The above-mentioned preferred embodiments equally apply to apparatuses for distributing mixed fluid like for example liquid manure but also for apparatuses for distributing bulk material like for example seed or mineral fertiliser. If hereinafter reference is made in each case only to one of those two situations of use that is also to be interpreted as meaning that the corresponding statements also apply to the other situation of use.


In a preferred configuration the electronic evaluation unit is adapted to receive the measurement signals output by the sensors, compare them to each other and on the basis of signal deviations determined in that case to identify deviations in the distribution accuracy. Alternatively or additionally to blockage detection the apparatus according to the invention is capable of qualitatively detecting whether and how greatly the delivery amount in individual flow paths deviates from the delivery amount in other flow paths. For that purpose the invention makes use of the same realisation as was set forth in the opening part of this specification in relation to blockage detection. The deviations from each other can be established by means of signal comparison without for that purpose having to calibrate each sensor for each medium and each and any operating parameter, which would be required for absolute measurement. As soon as a predetermined variation coefficient is no longer observed the evaluation unit is preferably adapted to indicate the deviating flow paths so that for example it is possible to implement a conversion of the mode of operation of the connected distributor.


In accordance with a second aspect the invention is concerned with an improved placement of the sensor in the fluid conduit or bulk material conduit of the apparatus according to the invention. In accordance with this second aspect the object of the invention is in particular additionally that of making it easier for the user to introduce a sensor into the flow path of the respective conduit.


In accordance with this aspect the object of the invention is attained in that a clip is mounted around at least one and preferably a plurality of or all of the conduits, wherein the clip has a projection extending through a corresponding opening in the conduit into the flow path. The clip preferably has a quick-action closure means, for example a snap-action closure means, for opening and closing the clip with one hand.


Alternatively or additionally the clip preferably has a first connecting portion having an external tooth arrangement and a second connecting portion having an internal tooth arrangement corresponding thereto. The portion having the internal tooth arrangement is preferably designed to receive the corresponding portion having the external tooth arrangement in it and to hold the tooth arrangements in a latching position.

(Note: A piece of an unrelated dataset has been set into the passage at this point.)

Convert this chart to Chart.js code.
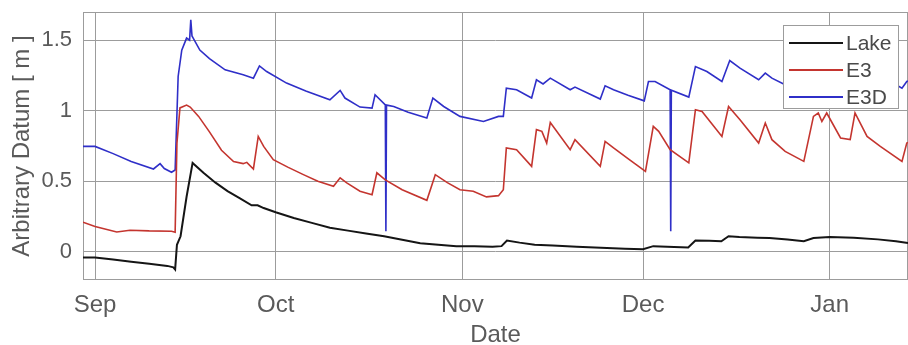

According to a first preferred development the clip is in the form of an insertion clip for a sensor with holding tube according to one of the above-described preferred embodiments of the apparatus in accordance with the first aspect.


For that purpose it is preferably provided that the clip has an insertion portion for receiving the sensor and a passage means extending as far as the projection for the sensor, in particular continuously. In addition the clip according to this embodiment preferably has clamping means for arresting the holding tube in the passage means.


A clip of this kind which is in the form of an insertion clip is suitable in particular for use in fluid conduits for the application of liquid manure and the like. It has been found that the measurement caps of the sensors with holding tube for that purpose of use provide the best measurement value resolution when they are arranged at a given spacing relative to the clip.


In accordance with an alternative preferred configuration of the invention according to the second aspect the projection of the clip is in the form of a thermally conductive measurement cap and preferably portion-wise or completely comprises a metal, in particular a hard metal. In this embodiment the clip with its projection serves directly as the sensor. More precisely the projection is in the form of a sensor head.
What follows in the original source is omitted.